Скучно, душно, тяжело всем, как в бреду. Он и сам это знает. «Когда я умру, весь мир вздохнет с облегчением: „Уф!“»
«Бог создал Бонапарта и опочил», – говорит ему в лицо префект одного департамента. «Лучше бы немного раньше опочил!» – замечает кто-то шепотом.
Город Париж сочиняет надпись для императорского трона: «Ego sum qui sum (Я есмь Сущий)». – «Я запрещаю вам сравнивать меня с Богом», – отвечает император со скукой и отвращением на слишком бесстыдную лесть.
Точно Каменный Гость: когда идет, земля под ним дрожит. «От последнего камер-лакея до первого министра все чувствовали ужас при его приближении».
Знал ли он, что делает, или бесконечно зрячий ослеп, бесконечно умный обезумел? Все знал; знал, что губит себя, и не мог не губить – не «сгорать» – не умирать, не быть «жертвою». – «Всю мою жизнь я жертвовал всем – спокойствием, выгодой, счастьем – моей судьбе». Не мог не жертвовать, как вечернее солнце не может не склоняться к западу.

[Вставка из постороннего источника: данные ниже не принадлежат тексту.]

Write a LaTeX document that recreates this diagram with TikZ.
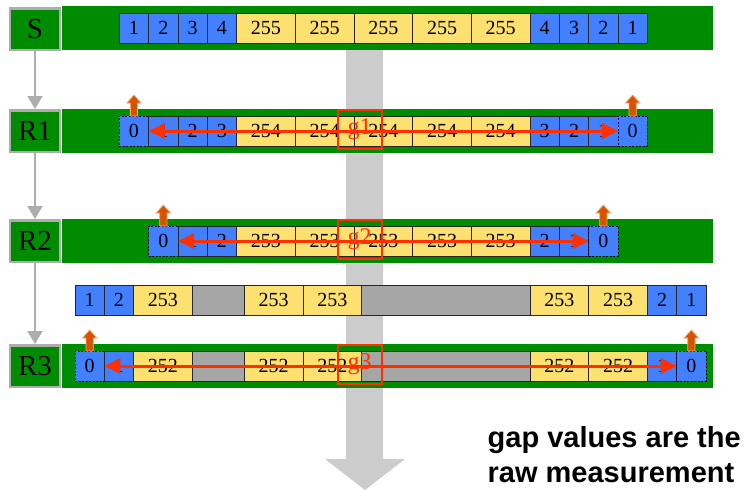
\documentclass[tikz,border=0pt]{standalone}
\usepackage{fontspec}
\setmainfont{Liberation Serif}
\newfontfamily\notefont{Liberation Sans}
\usetikzlibrary{positioning,arrows.meta}

\definecolor{bargreen}{RGB}{0,140,0}
\definecolor{cellblue}{RGB}{66,128,255}
\definecolor{cellyellow}{RGB}{252,224,112}
\definecolor{cellgray}{RGB}{166,166,166}
\definecolor{flowgray}{RGB}{204,204,204}
\definecolor{gapred}{RGB}{255,48,0}
\definecolor{flagorange}{RGB}{214,84,0}
\definecolor{flagrim}{RGB}{248,168,110}

% small up arrow sitting on top of a cell
\newcommand\flagup[1]{\draw[flag] (#1.north) ++(-3.6,0) -- ++(0,-13) -- ++(-3.6,0) -- ++(7.2,-8) -- ++(7.2,8) -- ++(-3.6,0) -- ++(0,13) -- cycle;}

\begin{document}
\begin{tikzpicture}[x=1pt,y=-1pt,
cell/.style={draw=black!85,line width=0.8pt,inner sep=0pt,outer sep=0pt,minimum height=30pt,font=\fontsize{20}{20}\selectfont},
bc/.style={cell,fill=cellblue,minimum width=29.33pt},
yc/.style={cell,fill=cellyellow,minimum width=58.67pt},
zc/.style={bc,draw=black!70!blue,dash pattern=on 2pt off 1.5pt},
gs/.style={cell,fill=cellgray,minimum width=52pt},
gl/.style={cell,fill=cellgray,minimum width=168.33pt},
router/.style={draw=black!32,line width=2.5pt,fill=bargreen,minimum width=50pt,minimum height=41.5pt,inner sep=0pt,font=\fontsize{29}{29}\selectfont},
gapbox/.style={draw=gapred,line width=2pt,minimum width=44pt,minimum height=39pt,inner sep=0pt,text=gapred,font=\fontsize{24}{24}\selectfont},
gaparrow/.style={gapred,line width=3pt,{Triangle[length=16pt,width=15pt]}-{Triangle[length=16pt,width=15pt]}},
hop/.style={black!32,line width=2pt,-{Triangle[length=13pt,width=15pt]}},
flag/.style={fill=flagorange,draw=flagrim,line width=0.8pt}
]
\useasboundingbox (0,0) rectangle (746,490);

% big flow arrow behind everything
\fill[flowgray] (346,40) -- (383,40) -- (383,459) -- (405,459) -- (365,490) -- (325,459) -- (346,459) -- cycle;

% link bars
\foreach \y in {28,131,241,366}
    \fill[bargreen] (62,\y-22) rectangle (713,\y+22);

% hops
\node[router] (S) at (35,29) {S};
\node[router] (R1) at (35,131) {R1};
\node[router] (R2) at (35,241) {R2};
\node[router] (R3) at (35,366) {R3};
\draw[hop] (S) -- (R1);
\draw[hop] (R1) -- (R2);
\draw[hop] (R2) -- (R3);

% packet train at the sender
\node[bc,anchor=west] (s1) at (119.33,28) {1};
\foreach \t/\k [count=\i from 2,remember=\i as \p (initially 1)] in
    {2/bc,3/bc,4/bc,255/yc,255/yc,255/yc,255/yc,255/yc,4/bc,3/bc,2/bc,1/bc}
    \node[\k,right=0pt of s\p] (s\i) {\t};

% after R1
\node[zc,anchor=west] (ra1) at (119.33,131) {0};
\foreach \t/\k [count=\i from 2,remember=\i as \p (initially 1)] in
    {1/bc,2/bc,3/bc,254/yc,254/yc,254/yc,254/yc,254/yc,3/bc,2/bc,1/bc,0/zc}
    \node[\k,right=0pt of ra\p] (ra\i) {\t};

% after R2
\node[zc,anchor=west] (rb1) at (148.67,241) {0};
\foreach \t/\k [count=\i from 2,remember=\i as \p (initially 1)] in
    {1/bc,2/bc,253/yc,253/yc,253/yc,253/yc,253/yc,2/bc,1/bc,0/zc}
    \node[\k,right=0pt of rb\p] (rb\i) {\t};

% stretched train between R2 and R3
\node[bc,anchor=west] (m1) at (75,300) {1};
\foreach \t/\k [count=\i from 2,remember=\i as \p (initially 1)] in
    {2/bc,253/yc,{}/gs,253/yc,253/yc,{}/gl,253/yc,253/yc,2/bc,1/bc}
    \node[\k,right=0pt of m\p] (m\i) {\t};

% after R3
\node[zc,anchor=west] (rc1) at (75,366) {0};
\foreach \t/\k [count=\i from 2,remember=\i as \p (initially 1)] in
    {1/bc,252/yc,{}/gs,252/yc,252/yc,{}/gl,252/yc,252/yc,1/bc,0/zc}
    \node[\k,right=0pt of rc\p] (rc\i) {\t};

% gaps
\draw[gaparrow] (ra1.east) -- (ra13.west);
\draw[gaparrow] (rb1.east) -- (rb11.west);
\draw[gaparrow] (rc1.east) -- (rc11.west);
\node[gapbox] (g1) at (359.5,129) {g1};
\node[gapbox] (g2) at (359.5,239) {g2};
\node[gapbox] (g3) at (359.5,364) {g3};

\foreach \n in {ra1,ra13,rb1,rb11,rc1,rc11}
    {\flagup{\n}}

\node[anchor=north west,align=left,inner sep=0pt,font=\notefont\bfseries\fontsize{29}{35}\selectfont] (note) at (487.5,426) {gap values are the\\raw measurement};
\end{tikzpicture}
\end{document}
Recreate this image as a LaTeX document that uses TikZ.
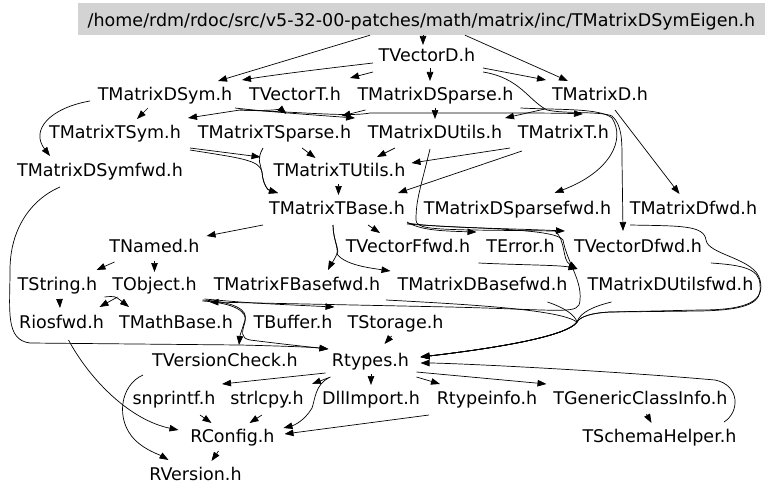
\documentclass[tikz,border=0pt]{standalone}
\usepackage{fontspec}
\setmainfont{DejaVu Sans}
\usetikzlibrary{arrows.meta,calc}
\definecolor{rootfill}{RGB}{211,211,211}
\begin{document}
\begin{tikzpicture}[x=1pt,y=-1pt,
  lbl/.style={inner sep=0pt,anchor=base,font=\fontsize{17.5pt}{20pt}\selectfont},
  e/.style={line width=0.7pt,-{Triangle[length=9pt,width=6.5pt]}}]
\useasboundingbox (0,0) rectangle (768,495);
\node[fill=rootfill,inner sep=0pt,minimum width=687pt,minimum height=32pt,text height=19pt,text depth=4pt,font=\fontsize{17.5pt}{20pt}\selectfont] (root) at (421.5,19) {/home/rdm/rdoc/src/v5-32-00-patches/math/matrix/inc/TMatrixDSymEigen.h};
\node[lbl] (vd) at (427,62) {TVectorD.h};
\node[lbl] (dsym) at (165,100) {TMatrixDSym.h};
\node[lbl] (vt) at (295,100) {TVectorT.h};
\node[lbl] (dsp) at (435.5,100) {TMatrixDSparse.h};
\node[lbl] (md) at (600,100) {TMatrixD.h};
\node[lbl] (tsym) at (115,138) {TMatrixTSym.h};
\node[lbl] (tsp) at (274.5,138) {TMatrixTSparse.h};
\node[lbl] (dut) at (435,138) {TMatrixDUtils.h};
\node[lbl] (mt) at (563.5,138) {TMatrixT.h};
\node[lbl] (dsymf) at (100,176) {TMatrixDSymfwd.h};
\node[lbl] (tut) at (339.5,176) {TMatrixTUtils.h};
\node[lbl] (tbase) at (337,214) {TMatrixTBase.h};
\node[lbl] (dspf) at (517.5,214) {TMatrixDSparsefwd.h};
\node[lbl] (mdf) at (693.5,214) {TMatrixDfwd.h};
\node[lbl] (named) at (154.5,252) {TNamed.h};
\node[lbl] (vff) at (408,252) {TVectorFfwd.h};
\node[lbl] (err) at (520.5,252) {TError.h};
\node[lbl] (vdf) at (638,252) {TVectorDfwd.h};
\node[lbl] (str) at (57.5,290) {TString.h};
\node[lbl] (obj) at (154.5,290) {TObject.h};
\node[lbl] (fbf) at (297,290) {TMatrixFBasefwd.h};
\node[lbl] (dbf) at (482.5,290) {TMatrixDBasefwd.h};
\node[lbl] (dutf) at (670.5,290) {TMatrixDUtilsfwd.h};
\node[lbl] (rios) at (61.5,328) {Riosfwd.h};
\node[lbl] (mbase) at (176,328) {TMathBase.h};
\node[lbl] (buf) at (293,328) {TBuffer.h};
\node[lbl] (stor) at (395.5,328) {TStorage.h};
\node[lbl] (vcheck) at (225,366) {TVersionCheck.h};
\node[lbl] (rtypes) at (370.5,366) {Rtypes.h};
\node[lbl] (snp) at (174,404) {snprintf.h};
\node[lbl] (strl) at (267,404) {strlcpy.h};
\node[lbl] (dll) at (371,404) {DllImport.h};
\node[lbl] (rti) at (487,404) {Rtypeinfo.h};
\node[lbl] (gci) at (640.5,404) {TGenericClassInfo.h};
\node[lbl] (rconf) at (232.5,442) {RConfig.h};
\node[lbl] (schema) at (659.5,442) {TSchemaHelper.h};
\node[lbl] (rver) at (195.5,480) {RVersion.h};
% root
\draw[e] ($(root.south)+(1.5,0)$) -- ($(vd.base)+(-4,-17)$);
\draw[e] ($(root.south)+(-51.5,0)$) -- ($(dsym.base)+(53,-19)$);
\draw[e] ($(root.south)+(43.5,0)$) -- ($(md.base)+(-32,-19)$);
% TVectorD
\draw[e] ($(vd.base)+(-54,1)$) .. controls (330,68) and (280,74) .. ($(dsym.base)+(77,-20)$);
\draw[e] ($(vd.base)+(-54,10)$) -- ($(vt.base)+(55,-22)$);
\draw[e] ($(vd.base)+(3,6)$) -- ($(dsp.base)+(-5.5,-19)$);
\draw[e] ($(vd.base)+(56,6)$) -- ($(md.base)+(-54,-20)$);
\draw[e] ($(vd.base)+(56,10)$) .. controls (520,78) and (528,100) .. (547,110) .. controls (565,114) and (600,111) .. (612,116) .. controls (622,125) and (622,140) .. (622,160) -- ($(vdf.base)+(-15,-21)$);
% second row
\draw[e] ($(dsp.base)+(85,8)$) .. controls (560,110) and (600,108) .. (612,118) .. controls (626,140) and (610,172) .. ($(dspf.base)+(37,-21)$);
\draw[e] ($(md.base)+(-55,9)$) -- ($(dut.base)+(70,-20)$);
\draw[e] ($(md.base)+(15,10)$) -- ($(mdf.base)+(-14,-20)$);
\draw[e] ($(dsym.base)+(-17,8)$) -- ($(tsym.base)+(22,-19)$);
\draw[e] ($(dsym.base)+(-75,1)$) .. controls (50,108) and (30,130) .. ($(dsymf.base)+(-50,-20)$);
\draw[e] ($(vt.base)+(-55,10)$) -- ($(tsym.base)+(73,-20)$);
\draw[e] ($(vt.base)+(-55,10)$) .. controls (265,111) and (282,110) .. ($(tsp.base)+(12,-24)$);
\draw[e] ($(dsym.base)+(70,8)$) .. controls (260,111) and (300,114) .. ($(dut.base)+(-80,-20)$);
\draw[e] ($(vt.base)+(-55,10)$) .. controls (300,112) and (350,117) .. (370,113) -- (480,113) .. controls (530,113) and (560,113) .. ($(mt.base)+(19.5,-24)$);
\draw[e] ($(dsp.base)+(-70,10)$) -- ($(tsp.base)+(67,-22)$);
\draw[e] ($(dsp.base)+(-0.5,8)$) -- ($(dut.base)+(0,-19)$);
% third row
\draw[e] ($(tsym.base)+(75,10)$) -- ($(tut.base)+(-79,-19)$);
\draw[e] ($(tsym.base)+(75,12)$) .. controls (240,158) and (260,160) .. (262,172) .. controls (263,185) and (268,190) .. ($(tbase.base)+(-59,-21)$);
\draw[e] ($(tsp.base)+(-11.5,10)$) .. controls (256,160) and (261,165) .. (262,172) .. controls (263,185) and (268,190) .. ($(tbase.base)+(-59,-21)$);
\draw[e] ($(tsp.base)+(27.5,10)$) -- ($(tut.base)+(-24,-18)$);
\draw[e] ($(dut.base)+(-40,10)$) -- ($(tut.base)+(37.5,-19)$);
\draw[e] ($(mt.base)+(-53.5,10)$) -- ($(tut.base)+(72,-13)$);
\draw[e] ($(mt.base)+(-41.5,13)$) -- ($(tbase.base)+(61,-21)$);
\draw[e] ($(tut.base)+(-1,8)$) -- ($(tbase.base)+(1.5,-19)$);
\draw[e] ($(dut.base)+(-5,11)$) .. controls (420,190) and (416,200) .. (416,220) .. controls (416,228) and (430,229) .. (470,230) -- (555,231) .. controls (566,240) and (562,260) .. ($(dutf.base)+(-93,-21)$);
% TMatrixTBase
\draw[e] ($(tbase.base)+(70,8)$) .. controls (420,230) and (440,231) .. ($(err.base)+(-44,-20)$);
\draw[e] ($(tbase.base)+(70,9)$) .. controls (440,228) and (500,228) .. ($(vdf.base)+(-73,-21)$);
\draw[e] ($(tbase.base)+(70,10)$) .. controls (470,229) and (555,228) .. (563,240) .. controls (567,262) and (582,280) .. (580,300) .. controls (579,315) and (570,310) .. (450,307) -- ($(obj.base)+(55,12)$);
\draw[e] ($(tbase.base)+(-74,11)$) -- ($(named.base)+(52,-16)$);
\draw[e] ($(tbase.base)+(31,11)$) -- ($(vff.base)+(-28,-19)$);
\draw[e] ($(tbase.base)+(-4,11)$) .. controls (333,240) and (340,250) .. (336,256) .. controls (333,262) and (330,266) .. ($(fbf.base)+(31,-20)$);
\draw[e] ($(tbase.base)+(-4,11)$) .. controls (333,240) and (340,250) .. (337,254) .. controls (345,265) and (370,268) .. ($(dbf.base)+(-92,-19)$);
\draw[e] ($(err.base)+(-42,11)$) .. controls (520,265) and (560,265) .. ($(dutf.base)+(-93,-21)$);
% hub to Rtypes
\draw[e] ($(fbf.base)+(89,10)$) .. controls (480,305) and (560,310) .. (577,322) .. controls (566,338) and (480,350) .. ($(rtypes.base)+(50,-9)$);
\draw[e] ($(dbf.base)+(65,12)$) .. controls (565,308) and (575,315) .. (577,322) .. controls (566,338) and (480,350) .. ($(rtypes.base)+(50,-9)$);
\draw[e] ($(dutf.base)+(-59,12)$) .. controls (595,306) and (580,312) .. (577,322) .. controls (566,338) and (480,350) .. ($(rtypes.base)+(50,-9)$);
\draw[e] ($(mdf.base)+(-63.5,11)$) .. controls (680,226) and (704,225) .. (706,240) .. controls (708,255) and (755,258) .. (760,280) .. controls (765,300) and (750,310) .. (700,310) -- (610,312) .. controls (590,313) and (580,317) .. (577,322) .. controls (566,338) and (480,350) .. ($(rtypes.base)+(50,-9)$);
\draw[e] ($(vdf.base)+(73,11)$) .. controls (740,265) and (760,268) .. (760,285) .. controls (762,302) and (750,310) .. (700,311) -- (610,312) .. controls (590,313) and (580,317) .. (577,322) .. controls (566,338) and (480,350) .. ($(rtypes.base)+(50,-9)$);
% TObject etc
\draw[e] ($(named.base)+(-40,10)$) -- ($(str.base)+(39,-20)$);
\draw[e] ($(named.base)+(0,9)$) -- ($(obj.base)+(0,-18)$);
\draw[e] ($(str.base)+(2,9)$) -- ($(rios.base)+(-1.5,-20)$);
\draw[e] ($(str.base)+(47,7)$) .. controls (115,296) .. ($(mbase.base)+(-47,-21)$);
\draw[e] ($(obj.base)+(-37,7)$) -- ($(rios.base)+(38,-21)$);
\draw[e] ($(obj.base)+(50,9)$) .. controls (250,303) .. ($(stor.base)+(-61,-21)$);
\draw[e] ($(obj.base)+(48,10)$) .. controls (235,302) and (248,310) .. (245,320) .. controls (242,330) and (240,335) .. ($(vcheck.base)+(14,-21)$);
\draw[e] ($(obj.base)+(48,11)$) .. controls (235,303) and (248,312) .. (245,322) .. controls (242,332) and (240,338) .. (250,340) .. controls (290,345) and (310,347) .. ($(rtypes.base)+(-42,-17)$);
\draw[e] ($(dsymf.base)+(-40,11)$) .. controls (30,200) and (10,230) .. (10,270) .. controls (10,310) and (5,340) .. (30,343) -- (240,345) .. controls (280,346) and (310,347) .. ($(rtypes.base)+(-42,-17)$);
\draw[e] ($(stor.base)+(-4,8)$) -- ($(rtypes.base)+(14,-22)$);
\draw[e] ($(schema.base)+(64.5,-20)$) .. controls (740,412) and (740,385) .. (715,380) .. controls (600,370) and (450,363) .. ($(rtypes.base)+(50,-3)$);
% Rtypes
\draw[e] ($(rtypes.base)+(-45,7)$) -- ($(snp.base)+(48,-20)$);
\draw[e] ($(rtypes.base)+(-40,11)$) -- ($(strl.base)+(45,-20)$);
\draw[e] ($(rtypes.base)+(-42,12)$) .. controls (315,385) and (315,400) .. (312,408) .. controls (305,420) and (295,425) .. ($(rconf.base)+(51,-14)$);
\draw[e] ($(rtypes.base)+(0.5,8)$) -- ($(dll.base)+(0,-19)$);
\draw[e] ($(rtypes.base)+(46,11)$) -- ($(rti.base)+(-47,-20)$);
\draw[e] ($(rtypes.base)+(46,6)$) -- ($(gci.base)+(-94,-20)$);
\draw[e] ($(snp.base)+(26,11)$) -- ($(rconf.base)+(-21,-19)$);
\draw[e] ($(strl.base)+(-5,11)$) -- ($(rconf.base)+(17,-19)$);
\draw[e] ($(rti.base)+(-58,11)$) -- ($(rconf.base)+(52,-8)$);
\draw[e] ($(rconf.base)+(-14,9)$) -- ($(rver.base)+(16,-19)$);
\draw[e] ($(gci.base)+(6,10)$) -- ($(schema.base)+(-8,-19)$);
\draw[e] ($(vcheck.base)+(-82,9)$) .. controls (120,385) and (115,420) .. (135,440) .. controls (145,450) and (160,455) .. ($(rver.base)+(-27,-20)$);
\draw[e] ($(rios.base)+(7,12)$) .. controls (90,380) and (130,420) .. ($(rconf.base)+(-54,-12)$);
\end{tikzpicture}
\end{document}
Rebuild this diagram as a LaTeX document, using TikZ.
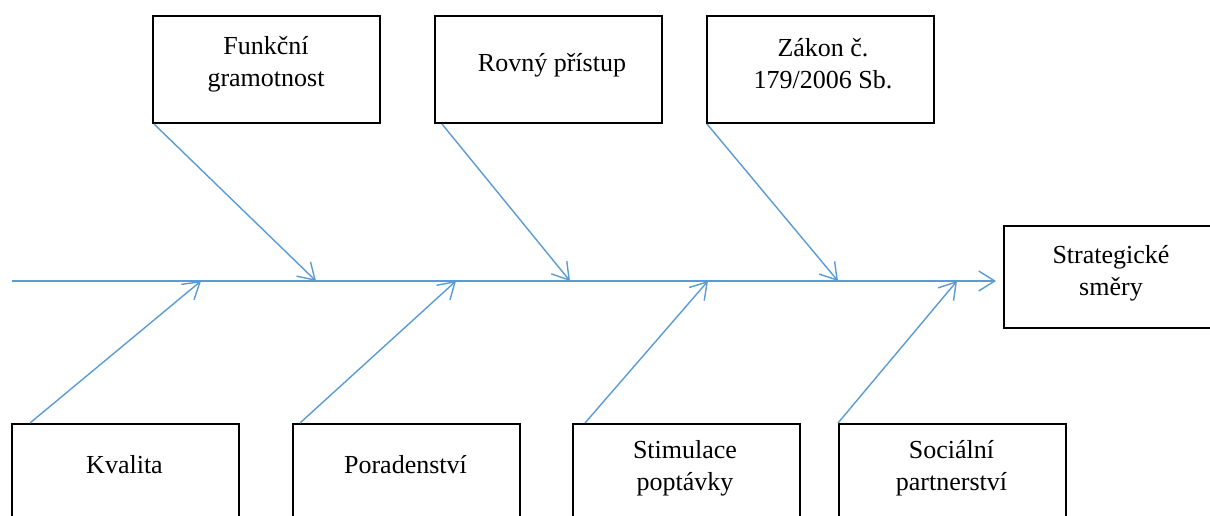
\documentclass[tikz,border=0pt]{standalone}
\usepackage{fontspec}
\setmainfont{Liberation Serif}
\usetikzlibrary{arrows.meta,calc}
\definecolor{bone}{RGB}{91,155,213}
\begin{document}
\begin{tikzpicture}[x=1pt,y=-1pt,
  box/.style={draw=black,line width=2pt,rectangle,inner sep=0pt},
  topbox/.style={box,minimum width=227pt,minimum height=107pt},
  botbox/.style={box,minimum width=227pt,minimum height=110pt,anchor=north west},
  txt/.style={align=center,font=\fontsize{26}{32}\selectfont,inner sep=0pt},
  bone/.style={draw=bone,line width=1.4pt,-{Straight Barb[length=16pt,width=20pt,line width=1.4pt]}}]
\useasboundingbox (0,0) rectangle (1210,515);
\begin{scope}
\clip (0,0) rectangle (1210,515);
% top boxes
\node[topbox] (f) at (266.5,69.5) {};
\node[txt] at (266,64) {Funkční\\gramotnost};
\node[topbox] (r) at (548.5,69.5) {};
\node[txt] at (552,65) {Rovný přístup};
\node[topbox] (z) at (820.5,69.5) {};
\node[txt] at (823,64) {Zákon č.\\179/2006 Sb.};
% head
\node[box,minimum width=214pt,minimum height=102pt] (s) at (1111,277) {};
\node[txt] at (1111,273) {Strategické\\směry};
% bottom boxes
\node[botbox] (k) at (11,423) {};
\node[txt] at (124.5,465) {Kvalita};
\node[botbox] (p) at (292,423) {};
\node[txt] at (405.5,465) {Poradenství};
\node[botbox] (st) at (572,423) {};
\node[txt] at (685,468) {Stimulace\\poptávky};
\node[botbox] (so) at (838,423) {};
\node[txt] at (951.5,468) {Sociální\\partnerství};
% spine
\coordinate (tail) at (12,281);
\coordinate (tip) at (996,281);
\draw[bone] (tail) -- (tip);
\coordinate (f1) at (316,281);
\coordinate (r1) at (570,281);
\coordinate (z1) at (838,281);
\coordinate (k1) at (201,281);
\coordinate (p1) at (456,281);
\coordinate (st1) at (708,281);
\coordinate (so1) at (957,281);
\draw[bone] ($(f.south west)+(2,0)$) -- (f1);
\draw[bone] ($(r.south west)+(8,0)$) -- (r1);
\draw[bone] ($(z.south west)+(1,0)$) -- (z1);
\draw[bone] ($(k.north west)+(19,0)$) -- (k1);
\draw[bone] ($(p.north west)+(8,0)$) -- (p1);
\draw[bone] ($(st.north west)+(13,0)$) -- (st1);
\draw[bone] ($(so.north west)+(0,0)$) -- (so1);
\end{scope}
\end{tikzpicture}
\end{document}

«Страшная палица, которую он один мог поднять, опустилась на его же голову» (госпожа Ремюза). Знал, что опустится, и даже, странно сказать, как будто этого сам хотел.
«Сам себя разрушил, убил себя политическим самоубийством», – говорит один современник. Самоубийство – саморастерзание, «Дух Господен сошел на него, и он растерзал льва, как козленка». Самого себя растерзал, чтобы «из ядущего вышло ядомое, и из крепкого вышло сладкое».
В 1808 году, перед Испанской войной, надел на себя ладанку с ядом и не снимет ее до конца; но не отравится – уже был отравлен. Императорский пурпур на нем – как одежда Нисса: липнет к телу и сжигает его до костей; он не освободится от нее, пока не взойдет на костер жертвенный: должен сгореть на нем, как солнце на костре заката.
«Только бы продлилось, только бы продлилось», – шепчет мама Летиция, качая головой, как вещая парка. «Твердо знала всегда, что все рушится» (Стендаль). А может быть, и сын ее знал, слышал голос Судьбы и покорно шел на него, как дитя – на голос матери.
Знал, что близок час его – Двенадцатый год.
IV. Москва. 1812
«Целыми часами, лежа на софе, в долгие зимние ночи 1811 года он погружен был в глубокую задумчивость; вдруг вскакивал, вскрикивал: „Кто меня зовет?“ – и начинал ходить по комнате, бормоча: „Нет, рано еще, не готово… надо отложить года на три…“» (Сегюр). Но знал, что не отложит, и знал, кто его зовет, – Рок.
«Я не хотел войны, и Александр ее не хотел; но мы встретились, обстоятельства толкнули нас друг на друга, и рок довершил остальное».